What is expected: From the very first line of the data to the line containing "plt.rcParams['lines.scale_dashes'] = False", retype everything exactly, leaving the pictures behind.
-------- Data lines
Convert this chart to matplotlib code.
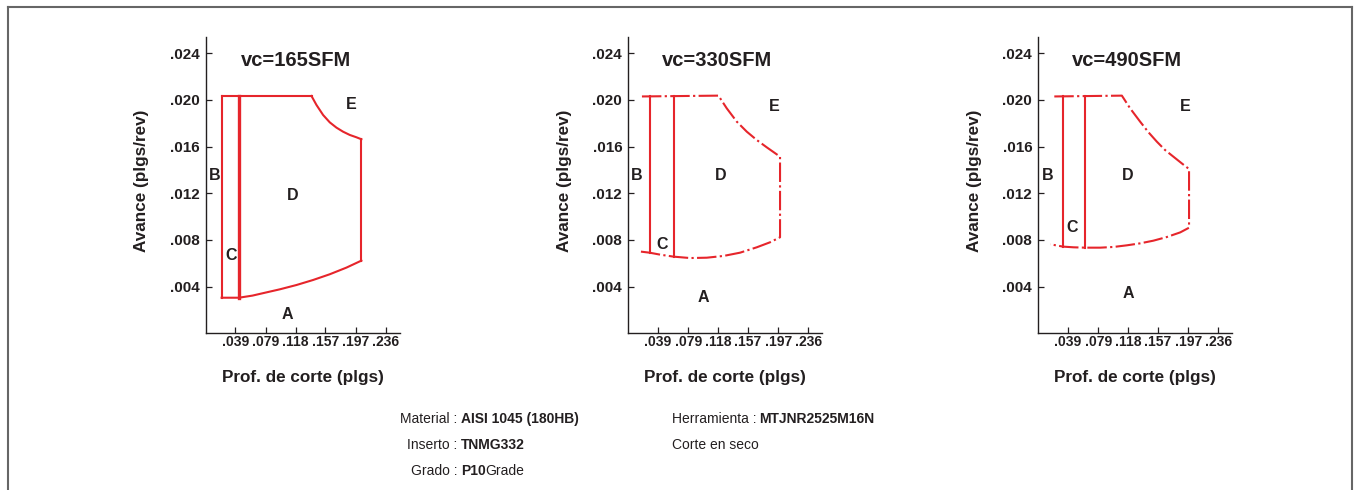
import matplotlib
matplotlib.use("Agg")
import matplotlib.pyplot as plt
from matplotlib.lines import Line2D

plt.rcParams['font.family'] = ['Liberation Sans', 'DejaVu Sans']
plt.rcParams['lines.scale_dashes'] = False

# ---------------- data ----------------
titles = ["vc=165SFM", "vc=330SFM", "vc=490SFM"]
x_ticks = [0.039, 0.079, 0.118, 0.157, 0.197, 0.236]
x_tick_labels = [".039", ".079", ".118", ".157", ".197", ".236"]
y_ticks = [0.004, 0.008, 0.012, 0.016, 0.020, 0.024]
y_tick_labels = [".004", ".008", ".012", ".016", ".020", ".024"]
xlabel = "Prof. de corte (plgs)"
ylabel = "Avance (plgs/rev)"
f_max = 0.0203

# Panel 1 (165 SFM)
p1_x_left = 0.0211
p1_x_cd = 0.0438
p1_e_x = [0.1387, 0.1452, 0.1539, 0.1626, 0.1713, 0.1800, 0.1888, 0.1975, 0.2040]
p1_e_y = [0.02034, 0.01957, 0.01871, 0.01808, 0.01763, 0.01728, 0.01700, 0.01680, 0.01663]
p1_bot_x = [0.0211, 0.0438, 0.0614, 0.0773, 0.0973, 0.1191, 0.1408, 0.1626, 0.1844, 0.2040]
p1_bot_y = [0.00305, 0.00305, 0.00323, 0.00347, 0.00377, 0.00414, 0.00457, 0.00506, 0.00563, 0.00623]

# Panel 2 (330 SFM)
p2_x_start = 0.0185
p2_x_bc = 0.0285
p2_x_cd = 0.0599
p2_e_x = [0.1186, 0.1295, 0.1426, 0.1557, 0.1687, 0.1818, 0.1992]
p2_e_y = [0.02037, 0.01928, 0.01814, 0.01728, 0.01657, 0.01594, 0.01514]
p2_bot_x = [0.0172, 0.0285, 0.0424, 0.0599, 0.0816, 0.1034, 0.1252, 0.1469, 0.1687, 0.1861, 0.1992]
p2_bot_y = [0.00700, 0.00691, 0.00674, 0.00657, 0.00645, 0.00648, 0.00663, 0.00691, 0.00737, 0.00780, 0.00823]

# Panel 3 (490 SFM)
p3_x_start = 0.0216
p3_x_bc = 0.0329
p3_x_cd = 0.0620
p3_e_x = [0.1100, 0.1208, 0.1339, 0.1448, 0.1557, 0.1665, 0.1774, 0.1883, 0.1979]
p3_e_y = [0.02037, 0.01928, 0.01814, 0.01723, 0.01643, 0.01571, 0.01514, 0.01457, 0.01408]
p3_bot_x = [0.0163, 0.0329, 0.0468, 0.0620, 0.0816, 0.0990, 0.1165, 0.1339, 0.1513, 0.1687, 0.1864, 0.1979]
p3_bot_y = [0.00763, 0.00743, 0.00737, 0.00734, 0.00734, 0.00740, 0.00754, 0.00771, 0.00794, 0.00825, 0.00865, 0.00905]

region_labels = ["A", "B", "C", "D", "E"]
p1_lab_x = [0.1074, 0.0124, 0.0329, 0.1147, 0.1910]
p1_lab_y = [0.00157, 0.01351, 0.00671, 0.01179, 0.01957]
p2_lab_x = [0.0990, 0.0111, 0.0447, 0.1217, 0.1914]
p2_lab_y = [0.00305, 0.01351, 0.00763, 0.01351, 0.01948]
p3_lab_x = [0.1188, 0.0128, 0.0454, 0.1175, 0.1928]
p3_lab_y = [0.00343, 0.01351, 0.00909, 0.01351, 0.01948]

title_x = [0.1191, 0.1165, 0.1165]
title_y = 0.0234

# ---------------- figure ----------------
W, H = 1354, 490
fig = plt.figure(figsize=(W / 100, H / 100), dpi=100)

RED = '#e6252b'
INK = '#231f20'
LW = 1.5
DASHDOT = (0, (14, 2.4, 1.6, 2.4))

lefts_px = [205.5, 627.8, 1037.8]
ax_w_px = 194.5
ax_top_px = 37.3
ax_bot_px = 333.3

axes = []
for lp in lefts_px:
    ax = fig.add_axes([lp / W, 1 - ax_bot_px / H, ax_w_px / W, (ax_bot_px - ax_top_px) / H])
    ax.set_xlim(0, 0.2545)
    ax.set_ylim(0, 0.02537)
    for s in ['top', 'right']:
        ax.spines[s].set_visible(False)
    for s in ['left', 'bottom']:
        ax.spines[s].set_linewidth(1.0)
        ax.spines[s].set_color(INK)
    ax.set_xticks(x_ticks)
    ax.set_xticklabels(x_tick_labels, fontsize=10, fontweight='bold', color=INK)
    ax.set_yticks(y_ticks)
    ax.set_yticklabels(y_tick_labels, fontsize=11, fontweight='bold', color=INK)
    ax.tick_params(axis='x', direction='in', length=4, width=0.9, pad=1.5, color=INK)
    ax.tick_params(axis='y', direction='in', length=4, width=0.9, pad=4, color=INK)
    ax.text(0.5, -0.151, xlabel, transform=ax.transAxes, ha='center', va='center',
            fontsize=12.3, fontweight='bold', color=INK)
    ax.text(-0.328, 0.515, ylabel, transform=ax.transAxes, ha='center', va='center',
            rotation=90, fontsize=12.3, fontweight='bold', color=INK)
    axes.append(ax)

# Panel 1 - all solid
ax = axes[0]
ax.plot([p1_x_left, p1_x_left], [p1_bot_y[0], f_max], color=RED, lw=LW)
ax.plot([p1_x_left, p1_e_x[0]], [f_max, f_max], color=RED, lw=LW)
ax.plot(p1_e_x, p1_e_y, color=RED, lw=LW)
ax.plot([p1_e_x[-1], p1_bot_x[-1]], [p1_e_y[-1], p1_bot_y[-1]], color=RED, lw=LW)
ax.plot(p1_bot_x, p1_bot_y, color=RED, lw=LW)
ax.plot([p1_x_cd, p1_x_cd], [p1_bot_y[1], f_max], color=RED, lw=2.4)

# Panels 2 and 3 - dash-dot outline, solid dividers
for ax, xs, xbc, xcd, ex, ey, bx, by in [
        (axes[1], p2_x_start, p2_x_bc, p2_x_cd, p2_e_x, p2_e_y, p2_bot_x, p2_bot_y),
        (axes[2], p3_x_start, p3_x_bc, p3_x_cd, p3_e_x, p3_e_y, p3_bot_x, p3_bot_y)]:
    ox = [xs] + ex + bx[::-1]
    oy = [f_max] + ey + by[::-1]
    ax.plot(ox, oy, color=RED, lw=LW, linestyle=DASHDOT)
    y_bc = by[bx.index(xbc)]
    y_cd = by[bx.index(xcd)]
    ax.plot([xbc, xbc], [y_bc, f_max], color=RED, lw=LW)
    ax.plot([xcd, xcd], [y_cd, f_max], color=RED, lw=LW)

for ax, lx, ly, t, tx in zip(axes, [p1_lab_x, p2_lab_x, p3_lab_x],
                             [p1_lab_y, p2_lab_y, p3_lab_y], titles, title_x):
    for lab, x, y in zip(region_labels, lx, ly):
        ax.text(x, y, lab, ha='center', va='center', fontsize=11.5,
                fontweight='bold', color=INK)
    ax.text(tx, title_y, t, ha='center', va='center', fontsize=14.5,
            fontweight='bold', color=INK)

# ---------------- info text ----------------
info_left = [("Material :", "AISI 1045 (180HB)", ""),
             ("Inserto :", "TNMG332", ""),
             ("Grado :", "P10", "Grade")]
info_right = [("Herramienta : ", "MTJNR2525M16N"),
              ("Corte en seco", "")]
row_y_px = [419, 445, 471]

fig.canvas.draw()
renderer = fig.canvas.get_renderer()
for (lab, val, tail), ypx in zip(info_left, row_y_px):
    fy = 1 - ypx / H
    fig.text(457.5 / W, fy, lab, ha='right', va='center', fontsize=10, color=INK)
    tv = fig.text(461 / W, fy, val, ha='left', va='center', fontsize=10,
                  fontweight='bold', color=INK)
    if tail:
        bb = tv.get_window_extent(renderer=renderer)
        fig.text(bb.x1 / W, fy, tail, ha='left', va='center', fontsize=10, color=INK)

for (lab, val), ypx in zip(info_right, row_y_px):
    fy = 1 - ypx / H
    fig.text(671.5 / W, fy, lab, ha='left', va='center', fontsize=10, color=INK)
    if val:
        fig.text(759 / W, fy, val, ha='left', va='center', fontsize=10,
                 fontweight='bold', color=INK)

# ---------------- outer frame ----------------
fl, fr, ft = 7.5 / W, 1351.5 / W, 1 - 7.5 / H
frame_kw = dict(color='#666666', lw=1.5, transform=fig.transFigure)
fig.add_artist(Line2D([fl, fr], [ft, ft], **frame_kw))
fig.add_artist(Line2D([fl, fl], [ft, -0.01], **frame_kw))
fig.add_artist(Line2D([fr, fr], [ft, -0.01], **frame_kw))

fig.savefig("out.png", dpi=100)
----------------
Solution to this exercise:
Convert this chart to matplotlib code.
import matplotlib
matplotlib.use("Agg")
import matplotlib.pyplot as plt
from matplotlib.lines import Line2D

plt.rcParams['font.family'] = ['Liberation Sans', 'DejaVu Sans']
plt.rcParams['lines.scale_dashes'] = False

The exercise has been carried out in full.